With a total population of more than 200 million and an estimated 26 million households as an audience, the Indonesian market remains attractive to the rest of the world. In the economic crisis, foreign investors will also see Indonesian firms as promising because they are all undervalued.

However, big questions are already looming. There is uncertainty over whether private stations still have to contribute 12.5 percent of their gross advertising revenue to TVRI. Private stations find the obligation a heavy burden. All stations except for RCTI have yet to pay TVRI, and as of March the total amount reached more than Rp 117 billion.

Article number 21 of the bill states that TVRI is financed by the state budget, advertisements and other legal sources. Ads were banned from TVRI, which is run under a foundation, in 1981. TVRI income comes from the state budget, public license payments and the 12.5 percent deducted from gross advertising revenue of the commercial stations.

"I assume since TVRI can now carry commercials, private stations will no longer contribute advertising revenue to TVRI. It is not rational if they ask for it," Depari said.

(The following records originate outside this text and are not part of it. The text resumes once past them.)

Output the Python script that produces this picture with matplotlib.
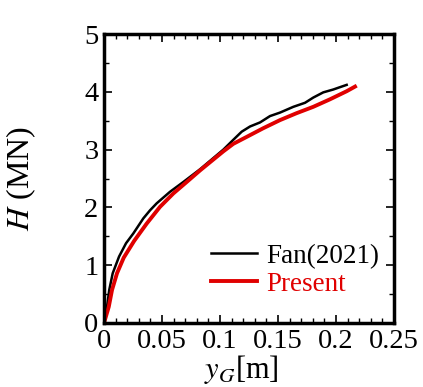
import matplotlib
matplotlib.use("Agg")
import matplotlib.pyplot as plt
from matplotlib.ticker import MultipleLocator

# Fan (2021) reference curve
fan_y = [0.0, 0.0026, 0.0045, 0.0075, 0.013, 0.019, 0.0253, 0.0339, 0.0397,
         0.0454, 0.0569, 0.0684, 0.0828, 0.1029, 0.1115, 0.1187, 0.1259,
         0.1345, 0.1431, 0.1517, 0.1632, 0.1733, 0.1804, 0.189, 0.1977,
         0.2034, 0.2092]
fan_H = [0.0, 0.28, 0.57, 0.86, 1.15, 1.38, 1.55, 1.81, 1.95,
         2.07, 2.27, 2.44, 2.66, 3.00, 3.17, 3.31, 3.40,
         3.47, 3.58, 3.64, 3.74, 3.81, 3.90, 3.99, 4.04,
         4.08, 4.12]

# present model
pre_y = [0.0, 0.0041, 0.0069, 0.0112, 0.017, 0.026, 0.0368, 0.0483, 0.0597,
         0.0713, 0.0828, 0.1029, 0.1115, 0.123, 0.1373, 0.1517, 0.166,
         0.1804, 0.1948, 0.2092, 0.2164]
pre_H = [0.0, 0.28, 0.57, 0.86, 1.13, 1.42, 1.72, 2.01, 2.24,
         2.44, 2.64, 2.97, 3.10, 3.22, 3.37, 3.51, 3.63,
         3.74, 3.87, 4.01, 4.09]

plt.rcParams['font.family'] = ['Liberation Serif', 'DejaVu Serif']
plt.rcParams['mathtext.fontset'] = 'stix'

fig = plt.figure(figsize=(4.23, 3.87), dpi=100)
ax = fig.add_axes([104/423, 1 - 323/387, 290/423, 289/387])

ax.plot(fan_y, fan_H, color='black', lw=1.8, label='Fan(2021)')
ax.plot(pre_y, pre_H, color='#e00000', lw=2.8, label='Present')

ax.set_xlim(0, 0.25)
ax.set_ylim(0, 5)
ax.set_xticks([0, 0.05, 0.1, 0.15, 0.2, 0.25])
ax.set_xticklabels(['0', '0.05', '0.1', '0.15', '0.2', '0.25'])
ax.xaxis.set_minor_locator(MultipleLocator(0.01))
ax.yaxis.set_major_locator(MultipleLocator(1))
ax.yaxis.set_minor_locator(MultipleLocator(0.5))
ax.tick_params(which='both', direction='in', top=True, right=True, labelsize=20.5)
ax.tick_params(which='major', length=6, width=1.2, pad=4)
ax.tick_params(which='minor', length=3.5, width=1.0)
for s in ax.spines.values():
    s.set_linewidth(2.5)

ax.set_xlabel(r'$y_G$[m]', fontsize=22)
ax.xaxis.set_label_coords(0.474, -0.105)
ax.set_ylabel(r'$H$ (MN)', fontsize=23)
ax.yaxis.set_label_coords(-0.228, 0.5)

leg = ax.legend(loc='lower right', bbox_to_anchor=(1.034, 0.007), frameon=False,
                fontsize=19.5, handlelength=1.7, borderaxespad=0.5,
                labelspacing=0.1, handletextpad=0.35)
leg.get_texts()[1].set_color('#e00000')

fig.savefig('out.png', dpi=100)
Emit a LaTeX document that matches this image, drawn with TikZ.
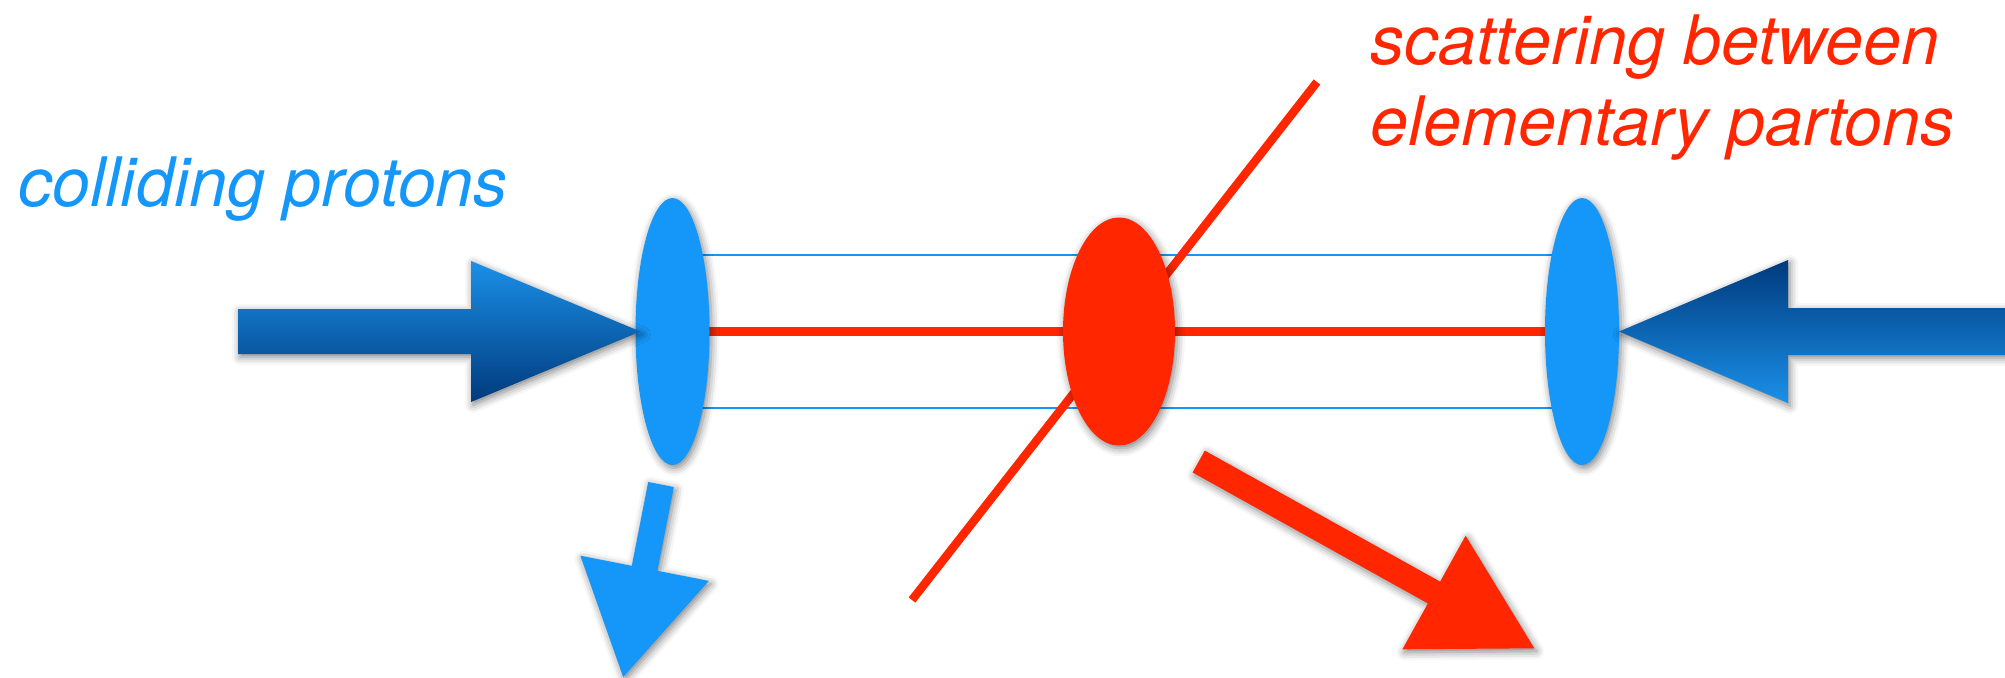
\documentclass[tikz,border=0pt]{standalone}
\usepackage{fontspec}
\setmainfont{TeX Gyre Heros}
\usetikzlibrary{shapes.geometric,shadows.blur,backgrounds,calc}
\definecolor{protonblue}{HTML}{1597F9}
\definecolor{partonred}{HTML}{FF2600}
\definecolor{beamlight}{HTML}{1A90E8}
\definecolor{beamdark}{HTML}{003A7D}
\begin{document}
\begin{tikzpicture}[
    soft/.style={blur shadow={shadow xshift=0.02cm,shadow yshift=-0.03cm,shadow blur radius=0.08cm,shadow opacity=50}},
    proton/.style={ellipse,fill=protonblue,inner sep=0,outer sep=0,minimum width=0.74cm,minimum height=2.67cm,soft},
    parton/.style={ellipse,fill=partonred,inner sep=0,outer sep=0,minimum width=1.12cm,minimum height=2.28cm,soft},
    tagtext/.style={font=\fontsize{19.4}{22.8}\selectfont\itshape,inner sep=0,anchor=base west,align=left}]
  \useasboundingbox (0,0) rectangle (20.05,6.77);
  \node[proton] (pl) at (6.725,3.455) {};
  \node[proton] (pr) at (15.82,3.455) {};
  \node[parton] (hit) at (11.19,3.455) {};
  \coordinate (jetup) at (13.17,5.95);
  \coordinate (jetdown) at (9.12,0.77);
  \shade[soft,top color=beamlight,bottom color=beamdark] (2.38,3.68) -- (4.71,3.68) -- (4.71,4.16) -- (6.405,3.455) -- (4.71,2.75) -- (4.71,3.23) -- (2.38,3.23) -- cycle;
  \shade[soft,top color=beamdark,bottom color=beamlight] (20.05,3.69) -- (17.88,3.69) -- (17.88,4.17) -- (16.19,3.455) -- (17.88,2.74) -- (17.88,3.22) -- (20.05,3.22) -- cycle;
  \fill[soft,protonblue] (6.482,1.950) -- (6.738,1.900) -- (6.574,1.062) -- (7.088,0.961) -- (6.232,0) -- (5.804,1.213) -- (6.318,1.112) -- cycle;
  \fill[soft,partonred] (11.926,2.046) -- (12.048,2.264) -- (14.401,0.954) -- (14.656,1.413) -- (15.343,0.287) -- (14.024,0.277) -- (14.279,0.736) -- cycle;
  \begin{scope}[on background layer]
    \draw[protonblue,line width=0.7pt] ($(pl.center)+(0,0.765)$) -- ($(pr.center)+(0,0.765)$);
    \draw[protonblue,line width=0.7pt] ($(pl.center)+(0,-0.765)$) -- ($(pr.center)+(0,-0.765)$);
    \draw[partonred,line width=2.6pt] (pl.center) -- (pr.center);
    \draw[partonred,line width=2.4pt] (jetdown) -- (jetup);
  \end{scope}
  \node[tagtext,text=protonblue] (beams) at (0.18,4.71) {colliding protons};
  \node[tagtext,text=partonred] (hard) at (13.70,5.32) {scattering between\\elementary partons};
\end{tikzpicture}
\end{document}
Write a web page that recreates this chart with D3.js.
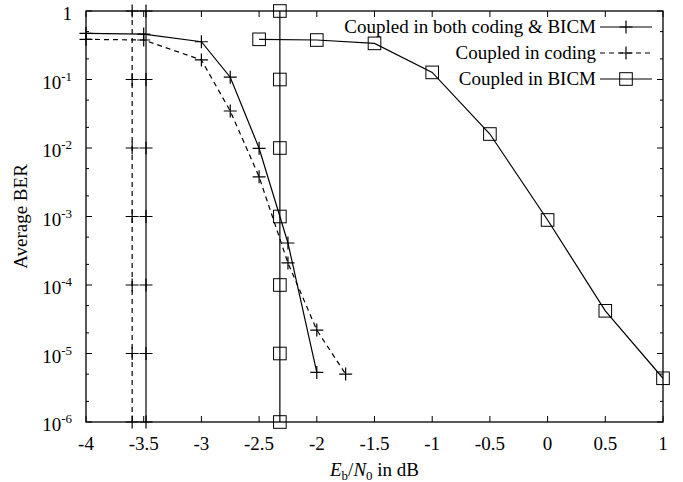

Depari said the status of TVRI should be made clear. "Is it a public broadcasting system, or is it a state television network which is barred from airing commercials, or a state enterprise which is run professionally and can be a profit center?"

Other substantial changes for television include the obligation for private broadcasters to provide shares for their workers, and restrictions to media cross-ownership. For example, a shareholder of a free TV station is allowed to have shares only in one other media (print media, radio station or pay TV).

A major drawback of the bill is that it does not protect public interest or public safety. "It is clear that there is only government interest in the bill," Depari said.

He would prefer to see the bill passed into a law by the next legitimate legislature concerned with the issue.

And there will be no more instant revisions of a law which is considered outdated, as was the case with the broadcast law.

The writer works for a private television station.